Ever wonder if Adam and Eve had the same quibbles as a modern-day couple? Did Adam ever get annoyed at Eve’s constant banter—or when she bit the forbidden fruit? Did Eve seek friendship from the Serpent because Adam avoided her?
These questions arise in “The Diaries of Adam and Eve,” a short story by Mark Twain which tells the Biblical tale through the “diaries” of the oldest couple known to man. Theatre West has adapted the story for the stage with an endearing and humorous play about the evolution of man.
“The facets of couple-hood between Adam and Eve are so rich and complex, like modern relationships,” says Allison Winschief, who plays Eve. “Where one member falters, the other succeeds and they compliment one another incredibly well. Any functioning couple can find some facet of their relationship that mimics Adam and Eve.”
New to the Theatre West stage is 31-year-old Christopher Peterson. While Petersen is already nervous about his first role—let alone lead role—since high school, there’s even more anxiety about the “nakedness” of the play.
“While you might think Adam and Eve should be running around naked for the majority of the show, this script adaptation doesn’t call for it,” Peterson says. “If it did, I think we both would have probably said yes. I mean, it’s kind of naked on stage anyway in a sense.”
“I think Chris and I would have still done the show either way,” Winschief adds. “The script is so rich and filled with so much emotion that it would have been difficult to turn down such an incredible opportunity—even if it did call for ‘au natural.’”
However, the play is scant of actors and stage. It is just Peterson and Winschief with a limited audience due to the intimate size of the theatre.
“The fact that Theatre West is a smaller venue is actually one of the reasons I was drawn to it,” Peterson says. “They really dig in to the script, the acting and the story.”
As a regular on the Theatre West stage, Winschief prefers the small stage to a bigger production.
“As an actor, being closer to the audience is ideal because I can feel their energy and that helps feed my performance,” Winschief says. “If the audience is enjoying themselves, then I get the privilege of feeling that positivity and using it to help fuel my performance, likewise with negativity.”
“The Diaries of Adam and Eve” is a great date night for sweethearts, just in time for Valentine’s Day weekend.
“The path of discovery they take in both themselves and each other is what a love story is all about in my opinion,” Peterson says. “Mark Twain fills these characters with such hilarious and lovable stereotypes. These humorous stereotypes will allow people to smile and wink at our shared humanity and the results are very tender.”

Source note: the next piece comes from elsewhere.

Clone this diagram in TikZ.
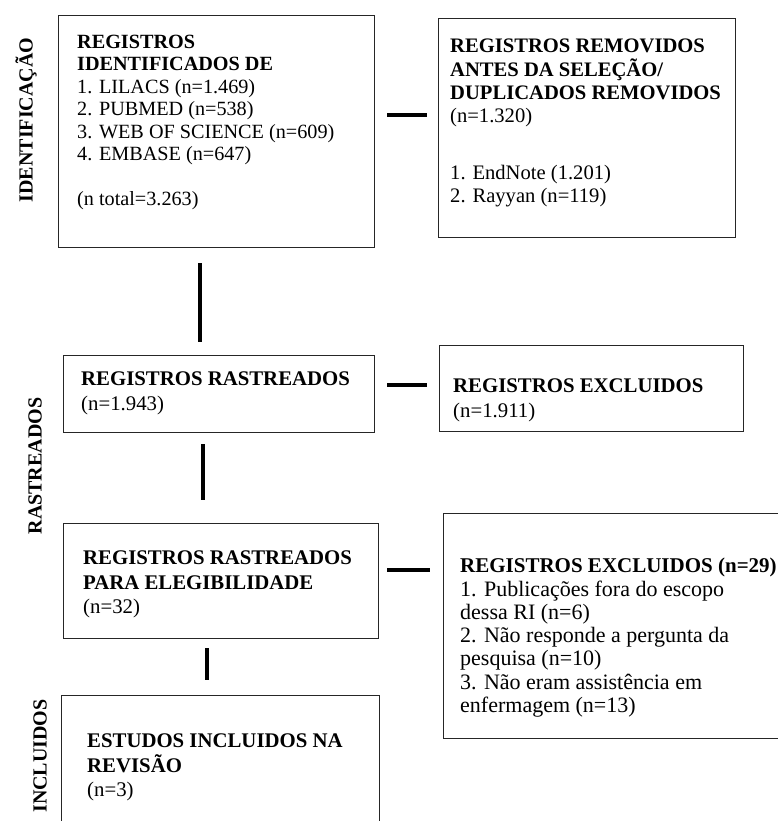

As Winschief prepares to poke fun at her gender as the slightly dim-witted Eve character, she hopes both male and female audience members will laugh along with her. She believes that Twain created in Eve a conglomeration of humor, sensitivity, childlike innocence and womanly wisdom.
“All of the women in the audience will identify with her emotional side, while all the men will nod and titter at her ‘dumb-blonde’ side,” says Winschief. “Eve is the perfect blend of all things woman. As Eve, I hope to evoke a range of emotions from confusion to hilarity to love. It’s a tall order, but I’m going to give it my best shot.”
THE DIARIES OF ADAM AND EVE
WHEN: 7:30 p.m. Friday, Feb. 10 and Saturday, Feb. 11, 2:00 p.m. Sunday, Feb. 12
WHERE: Theatre West, 9732 Sidney Rd.